I just didn't get this whole Sadie Hawkins thing. Ted had called me about a week and a half ago to tell me that he had seen bib jean shorts in a local store and I thanked him for the info and when we hung up thought to myself, "Why in the hell did he call to tell me that?" That info went right over my head! We were supposed to dress in our best hillbilly garb! I grew up in the suburbs, I don't know anything about hillbilly dances! Did I advertise it as "Come dressed in your best hillbilly garb?" NO! I'll know better next time!
So imagine our surprise when some of his friends arrived..... check out the attire of the lady in front of the couple in the doorway. That's how most of us dressed! No, that isn't quite right. The majority of us did have jeans on.
Of course, some of us got this whole Sadie Hawkins thing and dressed appropriately! I'll bet dollars to donuts that homely Sadie Hawkins wouldn't even wear THOSE socks!
Now here's someone who really got into this!
I'm not doing a whole lot of dancing as you can well imagine so I was sitting at the table and the next thing you know I see this red streak run by!
And then I saw why he was running....
That's a man with a shotgun chasing him!
I caught these pictures of our man Al learning how to do the Macarena! Oh how fun that was watching that!
If you recall the dance, you don't bend over,,,,Lynn is laughing so hard she can't help it!
Focus on the DANCE Al....the DANCE!
A break from dancing was in order and Ted led us in a game of called "So You Think You Have Balls!"
A large bucket was placed at one end and box of colored balls, the kind you would find in a McDonald's Playground where the kids play in the plastic balls was at other.
We lined up in two lines about a dozen in each line. The object of the game was for your team to get as many of the colored plastic balls in the bucket, placed about 20 feet away, as they could. Sounds easy doesn't it? And it would be if you could throw them, or toss them or just drop them in. Uh-uh. No hands allowed. The plastic ball, I should say the slippery plastic ball had to be placed between your thighs and you had to run down to the bucket and drop it in. If you dropped the ball, back to the end of the line you went to start over. Well, I didn't want to be left out of this, this looked like fun! Oh what a mistake it was! Walking with a plastic ball planted securely between your thighs makes you use muscles you didn't even know you had! It makes you use muscles that are already strained and killing you! I got down the line twice and was sidelined by choice, it just hurt too much! So I took pictures instead.
I have pictures that include faces but I just can't publish them here. It wouldn't be kind. The looks are ones of joy because this is just so darn fun to do and at the same time grimaces of pain because the thigh muscles are screaming at you. They aren't pretty and I wouldn't do that to my friends.(You can thank me later Janet.)
But I do have some where I cut the heads off!
This is just pure concentration!
The winning team won a pair of Golden Balls.
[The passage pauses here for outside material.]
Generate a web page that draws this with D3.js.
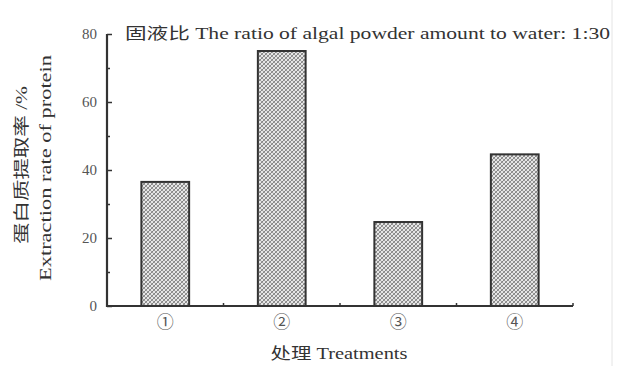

A little while later we had a "Husband Calling" contest. The women got up front and called their husbands and/or significant others. Or they just made up names because they aren't married. Some used very sexy voices and that particular S/O was on the run to her before we knew it! Another yelled his name like he was in the back 40 and she was calling him for dinner. Another used his first and middle names in a pretty stern voice and we knew he was in trouble! This was fun to listen to and by our applause the winner was picked. Marlena, single, calling to "Billy John" was our crowned winner.
It was a fun dance and I'm gonna pay dearly for it. Not only for the game but I slipped in a line dance too. Dumb Snookie! Really dumb!